Oktan, Odacı ve Berber Çelik’in (2011), üniversite öğrencilerinin kendini

toparlama gücünün yordanmasında psikolojik doğum sırasının rolünü

incelemişlerdir. Araştırma sonucunda psikolojik doğum sırasının kendini toparlama gücünü anlamlı düzeyde yordadığı görülmüştür; üniversite öğrencilerinde büyük ve küçük çocuk psikolojik doğum sırasının kendini toparlama gücü düzeyi ile negatif yönde; ortanca ve tek çocuk psikolojik doğum sırasının ise pozitif yönde ilişkili olduğu sonucuna ulaşılmıştır. Ayrıca araştırma sonucunda kız öğrencilerin kendini toparlama gücü erkek öğrencilerden daha yüksek olduğu da belirlenmiştir.
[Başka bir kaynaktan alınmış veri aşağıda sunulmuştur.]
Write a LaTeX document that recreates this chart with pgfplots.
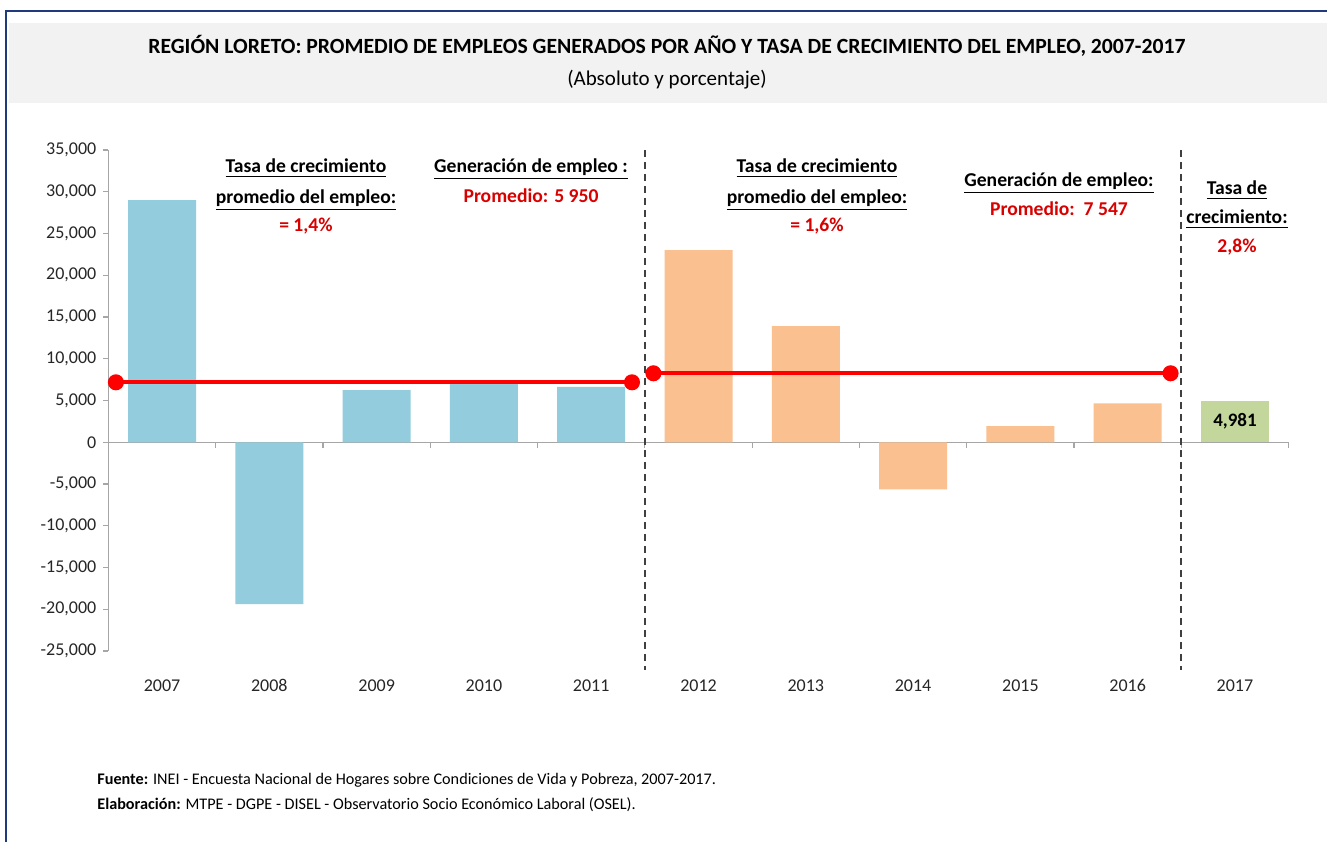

Karaırmak ve Güloğlu (2014), depremi yaşamış bireylerde güvenli bağlanma ile kendini toparlama gücü arasındaki ilişkiyi incelemişler ve pozitif bir ilişkinin olduğu sonucuna ulaşmışlardır.

Ülkemizde kendini toparlama gücü ile ilgili yapılan çalışmalara bakıldığında araştırmaların örneklemini genellikle üniversite öğrencilerinin oluşturduğu görülmektedir. Yine ülkemizde kendini toparlama gücü ile ilgili çalışmalara bakıldığında, sosyal destek, benlik saygısı, kaygı, mükemmeliyetçilik, karar stratejileri, olumlu duygular, temas engelleri, umutsuzluk, öğrenilmiş güçlülük, mutluluk, iş doyumu, sosyal bağlılık, örgütsel bağlılık, örgütsel değişim, olumlu örgütsel davranış, yalnızlık, çatışma çözme, yaşamda anlam, özyeterlik, duygusal dışavurum, benlik kurgusu, öz anlayış, duygusal zeka, umut, bağlanma stilleri, iyimserlik, psikolojik belirtiler, başa çıkma, yaşam doyumu, koruyucu faktörler, kontrol odağı, ana – baba tutumu, aile yükü, aile işlevleri gibi değişkenlere yer verildiği görülmektedir (Işık, 2016). Çocukluk dönemi mutluluk anıları ile ilgili bir çalışmanın olmadığı görülmektedir. Kendini toparlama gücü ile ilgili yapılan çalışmalara bakıldığında araştırmaların önemli bir kısmında risk faktörlerine yer verilmediği görülmektedir (Işık, 2016). Kendini toparlama gücünün yapısının

kuramsal olarak doğru şekilde ortaya konulabilmesi için bu çalışmada risk grubu ile çalışılmıştır.